Instances of the professed and formal denial of first truths:—the positivist denies causality; the idealist denies substance; the pantheist denies personality; the necessitarian denies freedom; the nihilist denies his own existence. A man may in like manner argue that there is no necessity for an atmosphere; but even while he argues, he breathes it. Instance the knock-down argument to demonstrate the freedom of the will. I grant my own existence in the very doubting of it; for “cogito, ergo sum,” as Descartes himself insisted, really means “cogito, scilicet sum”; H. B. Smith: “The statement is analysis, not proof.” Ladd, Philosophy of Knowledge, 59—“The cogito, in barbarous Latin = cogitans sum: thinking is self-conscious being.” Bentham: “The word ought is an authoritative imposture, and ought to be banished from the realm of morals.” Spinoza and Hegel really deny self-consciousness when they make man a phenomenon of the infinite. Royce likens the denier of personality to the man who goes outside of his own house and declares that no one lives there because, when he looks in at the window, he sees no one inside.

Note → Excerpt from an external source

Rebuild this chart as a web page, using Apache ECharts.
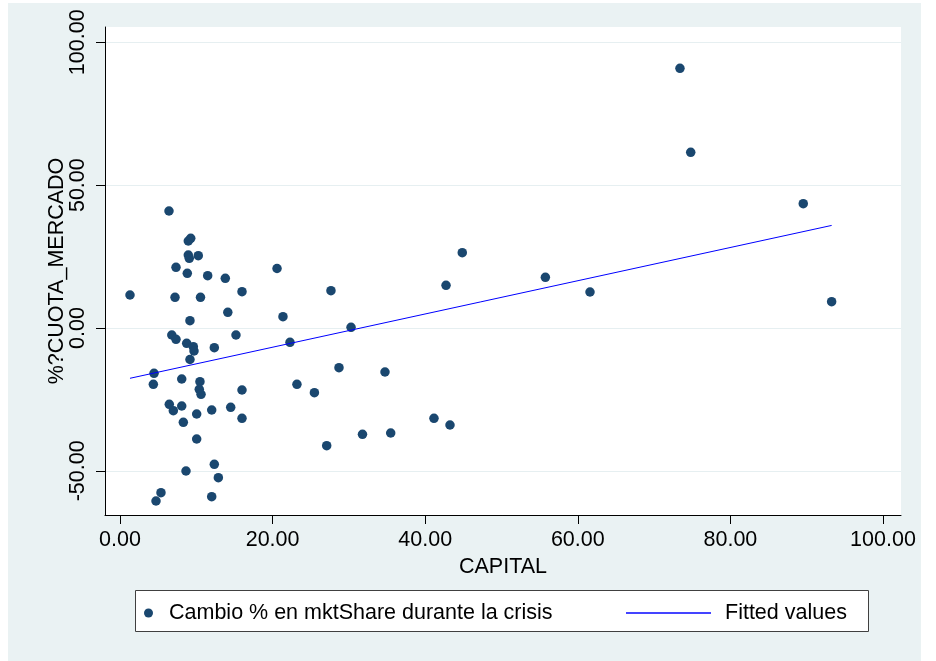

Professor James, in his Psychology, assumes the reality of a brain, but refuses to assume the reality of a soul. This is essentially the position of materialism. But this assumption of a brain is metaphysics, although the author claims to be writing a [pg 056]psychology without metaphysics. Ladd, Philosophy of Mind, 3—“The materialist believes in causation proper so long as he is explaining the origin of mind from matter, but when he is asked to see in mind the cause of physical change he at once becomes a mere phenomenalist.” Royce, Spirit of Modern Philosophy, 400—“I know that all beings, if only they can count, must find that three and two make five. Perhaps the angels cannot count; but, if they can, this axiom is true for them. If I met an angel who declared that his experience had occasionally shown him a three and two that did not make five, I should know at once what sort of an angel he was.” On the criteria of first truths, see Porter, Human Intellect, 510, 511. On denial of them, see Shedd, Dogmatic Theology, 1:213.

II. The Existence of God a first truth.

1. Its universality.

That the knowledge of God's existence answers the first criterion of universality, is evident from the following considerations:

A. It is an acknowledged fact that the vast majority of men have actually recognized the existence of a spiritual being or beings, upon whom they conceived themselves to be dependent.

The Vedas declare: “There is but one Being—no second.” Max Müller, Origin and Growth of Religion, 34—“Not the visible sun, moon and stars are invoked, but something else that cannot be seen.” The lowest tribes have conscience, fear death, believe in witches, propitiate or frighten away evil fates. Even the fetich-worshiper, who calls the stone or the tree a god, shows that he has already the idea of a God. We must not measure the ideas of the heathen by their capacity for expression, any more than we should judge the child's belief in the existence of his father by his success in drawing the father's picture. On heathenism, its origin and nature, see Tholuck, in Bib. Repos., 1832:86; Scholz, Götzendienst und Zauberwesen.

B. Those races and nations which have at first seemed destitute of such knowledge have uniformly, upon further investigation, been found to possess it, so that no tribe of men with which we have thorough acquaintance can be said to be without an object of worship. We may presume that further knowledge will show this to be true of all.